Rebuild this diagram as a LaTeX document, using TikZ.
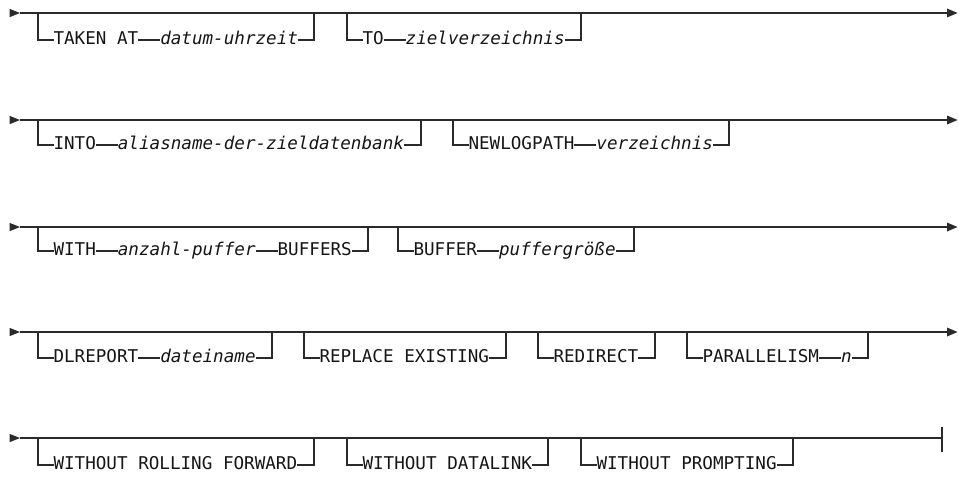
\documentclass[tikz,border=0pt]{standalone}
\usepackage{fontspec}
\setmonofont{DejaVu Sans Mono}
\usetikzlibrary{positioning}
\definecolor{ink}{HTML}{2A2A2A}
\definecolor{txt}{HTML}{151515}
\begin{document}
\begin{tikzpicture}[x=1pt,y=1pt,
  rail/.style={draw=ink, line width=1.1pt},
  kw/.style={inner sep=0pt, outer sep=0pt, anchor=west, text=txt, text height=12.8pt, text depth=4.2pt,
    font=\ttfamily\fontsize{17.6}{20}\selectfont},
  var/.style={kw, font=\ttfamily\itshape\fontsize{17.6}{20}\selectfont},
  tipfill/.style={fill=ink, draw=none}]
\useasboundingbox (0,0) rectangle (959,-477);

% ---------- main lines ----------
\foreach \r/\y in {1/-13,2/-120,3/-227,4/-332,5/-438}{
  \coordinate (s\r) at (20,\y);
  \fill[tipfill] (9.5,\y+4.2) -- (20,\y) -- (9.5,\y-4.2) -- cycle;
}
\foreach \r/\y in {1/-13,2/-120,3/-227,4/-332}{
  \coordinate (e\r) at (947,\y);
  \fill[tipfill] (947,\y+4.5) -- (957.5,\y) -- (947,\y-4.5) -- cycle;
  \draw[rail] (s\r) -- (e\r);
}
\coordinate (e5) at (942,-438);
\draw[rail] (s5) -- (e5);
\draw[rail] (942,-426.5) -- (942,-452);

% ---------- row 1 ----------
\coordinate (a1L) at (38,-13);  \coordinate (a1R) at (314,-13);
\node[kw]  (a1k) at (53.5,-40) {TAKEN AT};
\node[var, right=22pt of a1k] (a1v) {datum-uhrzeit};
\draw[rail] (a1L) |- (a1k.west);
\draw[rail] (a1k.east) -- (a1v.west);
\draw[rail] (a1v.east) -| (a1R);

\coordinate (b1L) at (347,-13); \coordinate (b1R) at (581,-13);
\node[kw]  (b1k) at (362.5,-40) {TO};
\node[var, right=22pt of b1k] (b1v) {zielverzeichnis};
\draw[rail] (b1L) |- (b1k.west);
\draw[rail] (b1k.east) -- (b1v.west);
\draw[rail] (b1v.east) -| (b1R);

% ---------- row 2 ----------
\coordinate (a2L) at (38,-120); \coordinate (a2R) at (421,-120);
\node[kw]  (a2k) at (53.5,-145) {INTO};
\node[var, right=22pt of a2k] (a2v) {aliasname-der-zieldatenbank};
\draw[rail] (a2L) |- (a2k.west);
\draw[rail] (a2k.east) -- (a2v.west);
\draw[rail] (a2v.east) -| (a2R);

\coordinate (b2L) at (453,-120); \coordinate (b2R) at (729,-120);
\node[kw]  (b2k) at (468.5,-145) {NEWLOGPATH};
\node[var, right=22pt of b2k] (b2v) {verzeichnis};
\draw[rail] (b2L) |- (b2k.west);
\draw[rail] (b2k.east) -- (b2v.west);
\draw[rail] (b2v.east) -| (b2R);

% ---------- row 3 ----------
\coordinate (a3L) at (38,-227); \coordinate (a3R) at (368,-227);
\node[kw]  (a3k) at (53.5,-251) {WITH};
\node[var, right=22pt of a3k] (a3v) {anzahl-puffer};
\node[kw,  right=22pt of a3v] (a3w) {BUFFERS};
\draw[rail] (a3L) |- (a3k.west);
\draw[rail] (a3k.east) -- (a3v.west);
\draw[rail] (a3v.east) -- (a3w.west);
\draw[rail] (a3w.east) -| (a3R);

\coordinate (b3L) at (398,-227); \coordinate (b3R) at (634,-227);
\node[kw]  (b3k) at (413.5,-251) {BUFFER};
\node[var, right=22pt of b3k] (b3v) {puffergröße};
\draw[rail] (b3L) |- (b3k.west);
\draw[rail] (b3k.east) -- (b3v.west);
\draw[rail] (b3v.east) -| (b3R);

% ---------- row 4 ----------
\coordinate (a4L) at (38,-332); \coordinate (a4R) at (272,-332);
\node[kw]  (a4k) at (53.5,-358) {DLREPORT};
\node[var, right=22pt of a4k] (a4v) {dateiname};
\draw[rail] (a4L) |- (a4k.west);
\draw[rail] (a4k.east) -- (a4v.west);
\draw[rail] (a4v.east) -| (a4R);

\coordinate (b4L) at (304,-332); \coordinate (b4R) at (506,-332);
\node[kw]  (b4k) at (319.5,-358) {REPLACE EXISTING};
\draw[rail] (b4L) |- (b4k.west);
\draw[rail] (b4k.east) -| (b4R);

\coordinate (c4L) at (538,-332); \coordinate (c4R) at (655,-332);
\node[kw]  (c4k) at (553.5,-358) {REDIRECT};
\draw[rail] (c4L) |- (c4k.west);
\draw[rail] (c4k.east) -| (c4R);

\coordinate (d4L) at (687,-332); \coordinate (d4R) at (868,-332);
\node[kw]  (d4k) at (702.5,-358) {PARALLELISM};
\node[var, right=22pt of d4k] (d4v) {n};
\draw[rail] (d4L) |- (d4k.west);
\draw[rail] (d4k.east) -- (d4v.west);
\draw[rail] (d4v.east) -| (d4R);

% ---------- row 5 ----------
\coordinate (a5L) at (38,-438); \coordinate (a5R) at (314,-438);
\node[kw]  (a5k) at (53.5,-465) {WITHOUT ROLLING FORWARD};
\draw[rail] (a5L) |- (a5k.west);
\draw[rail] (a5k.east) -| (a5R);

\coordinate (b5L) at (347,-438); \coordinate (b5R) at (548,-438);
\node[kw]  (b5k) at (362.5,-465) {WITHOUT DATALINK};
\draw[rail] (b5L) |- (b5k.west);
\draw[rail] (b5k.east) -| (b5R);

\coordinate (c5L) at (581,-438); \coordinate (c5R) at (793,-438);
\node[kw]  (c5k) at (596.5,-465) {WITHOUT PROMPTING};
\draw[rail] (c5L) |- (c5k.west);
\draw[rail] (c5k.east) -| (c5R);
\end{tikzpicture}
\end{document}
-=-=-
Please set down each line of the data above exactly as written, without the pictures.

Rebuild this diagram as a LaTeX document, using TikZ.
\documentclass[tikz,border=0pt]{standalone}
\usepackage{fontspec}
\setmonofont{DejaVu Sans Mono}
\usetikzlibrary{positioning}
\definecolor{ink}{HTML}{2A2A2A}
\definecolor{txt}{HTML}{151515}
\begin{document}
\begin{tikzpicture}[x=1pt,y=1pt,
  rail/.style={draw=ink, line width=1.1pt},
  kw/.style={inner sep=0pt, outer sep=0pt, anchor=west, text=txt, text height=12.8pt, text depth=4.2pt,
    font=\ttfamily\fontsize{17.6}{20}\selectfont},
  var/.style={kw, font=\ttfamily\itshape\fontsize{17.6}{20}\selectfont},
  tipfill/.style={fill=ink, draw=none}]
\useasboundingbox (0,0) rectangle (959,-477);

% ---------- main lines ----------
\foreach \r/\y in {1/-13,2/-120,3/-227,4/-332,5/-438}{
  \coordinate (s\r) at (20,\y);
  \fill[tipfill] (9.5,\y+4.2) -- (20,\y) -- (9.5,\y-4.2) -- cycle;
}
\foreach \r/\y in {1/-13,2/-120,3/-227,4/-332}{
  \coordinate (e\r) at (947,\y);
  \fill[tipfill] (947,\y+4.5) -- (957.5,\y) -- (947,\y-4.5) -- cycle;
  \draw[rail] (s\r) -- (e\r);
}
\coordinate (e5) at (942,-438);
\draw[rail] (s5) -- (e5);
\draw[rail] (942,-426.5) -- (942,-452);

% ---------- row 1 ----------
\coordinate (a1L) at (38,-13);  \coordinate (a1R) at (314,-13);
\node[kw]  (a1k) at (53.5,-40) {TAKEN AT};
\node[var, right=22pt of a1k] (a1v) {datum-uhrzeit};
\draw[rail] (a1L) |- (a1k.west);
\draw[rail] (a1k.east) -- (a1v.west);
\draw[rail] (a1v.east) -| (a1R);

\coordinate (b1L) at (347,-13); \coordinate (b1R) at (581,-13);
\node[kw]  (b1k) at (362.5,-40) {TO};
\node[var, right=22pt of b1k] (b1v) {zielverzeichnis};
\draw[rail] (b1L) |- (b1k.west);
\draw[rail] (b1k.east) -- (b1v.west);
\draw[rail] (b1v.east) -| (b1R);

% ---------- row 2 ----------
\coordinate (a2L) at (38,-120); \coordinate (a2R) at (421,-120);
\node[kw]  (a2k) at (53.5,-145) {INTO};
\node[var, right=22pt of a2k] (a2v) {aliasname-der-zieldatenbank};
\draw[rail] (a2L) |- (a2k.west);
\draw[rail] (a2k.east) -- (a2v.west);
\draw[rail] (a2v.east) -| (a2R);

\coordinate (b2L) at (453,-120); \coordinate (b2R) at (729,-120);
\node[kw]  (b2k) at (468.5,-145) {NEWLOGPATH};
\node[var, right=22pt of b2k] (b2v) {verzeichnis};
\draw[rail] (b2L) |- (b2k.west);
\draw[rail] (b2k.east) -- (b2v.west);
\draw[rail] (b2v.east) -| (b2R);

% ---------- row 3 ----------
\coordinate (a3L) at (38,-227); \coordinate (a3R) at (368,-227);
\node[kw]  (a3k) at (53.5,-251) {WITH};
\node[var, right=22pt of a3k] (a3v) {anzahl-puffer};
\node[kw,  right=22pt of a3v] (a3w) {BUFFERS};
\draw[rail] (a3L) |- (a3k.west);
\draw[rail] (a3k.east) -- (a3v.west);
\draw[rail] (a3v.east) -- (a3w.west);
\draw[rail] (a3w.east) -| (a3R);

\coordinate (b3L) at (398,-227); \coordinate (b3R) at (634,-227);
\node[kw]  (b3k) at (413.5,-251) {BUFFER};
\node[var, right=22pt of b3k] (b3v) {puffergröße};
\draw[rail] (b3L) |- (b3k.west);
\draw[rail] (b3k.east) -- (b3v.west);
\draw[rail] (b3v.east) -| (b3R);

% ---------- row 4 ----------
\coordinate (a4L) at (38,-332); \coordinate (a4R) at (272,-332);
\node[kw]  (a4k) at (53.5,-358) {DLREPORT};
\node[var, right=22pt of a4k] (a4v) {dateiname};
\draw[rail] (a4L) |- (a4k.west);
\draw[rail] (a4k.east) -- (a4v.west);
\draw[rail] (a4v.east) -| (a4R);

\coordinate (b4L) at (304,-332); \coordinate (b4R) at (506,-332);
\node[kw]  (b4k) at (319.5,-358) {REPLACE EXISTING};
\draw[rail] (b4L) |- (b4k.west);
\draw[rail] (b4k.east) -| (b4R);

\coordinate (c4L) at (538,-332); \coordinate (c4R) at (655,-332);
\node[kw]  (c4k) at (553.5,-358) {REDIRECT};
\draw[rail] (c4L) |- (c4k.west);
\draw[rail] (c4k.east) -| (c4R);

\coordinate (d4L) at (687,-332); \coordinate (d4R) at (868,-332);
\node[kw]  (d4k) at (702.5,-358) {PARALLELISM};
\node[var, right=22pt of d4k] (d4v) {n};
\draw[rail] (d4L) |- (d4k.west);
\draw[rail] (d4k.east) -- (d4v.west);
\draw[rail] (d4v.east) -| (d4R);

% ---------- row 5 ----------
\coordinate (a5L) at (38,-438); \coordinate (a5R) at (314,-438);
\node[kw]  (a5k) at (53.5,-465) {WITHOUT ROLLING FORWARD};
\draw[rail] (a5L) |- (a5k.west);
\draw[rail] (a5k.east) -| (a5R);

\coordinate (b5L) at (347,-438); \coordinate (b5R) at (548,-438);
\node[kw]  (b5k) at (362.5,-465) {WITHOUT DATALINK};
\draw[rail] (b5L) |- (b5k.west);
\draw[rail] (b5k.east) -| (b5R);

\coordinate (c5L) at (581,-438); \coordinate (c5R) at (793,-438);
\node[kw]  (c5k) at (596.5,-465) {WITHOUT PROMPTING};
\draw[rail] (c5L) |- (c5k.west);
\draw[rail] (c5k.east) -| (c5R);
\end{tikzpicture}
\end{document}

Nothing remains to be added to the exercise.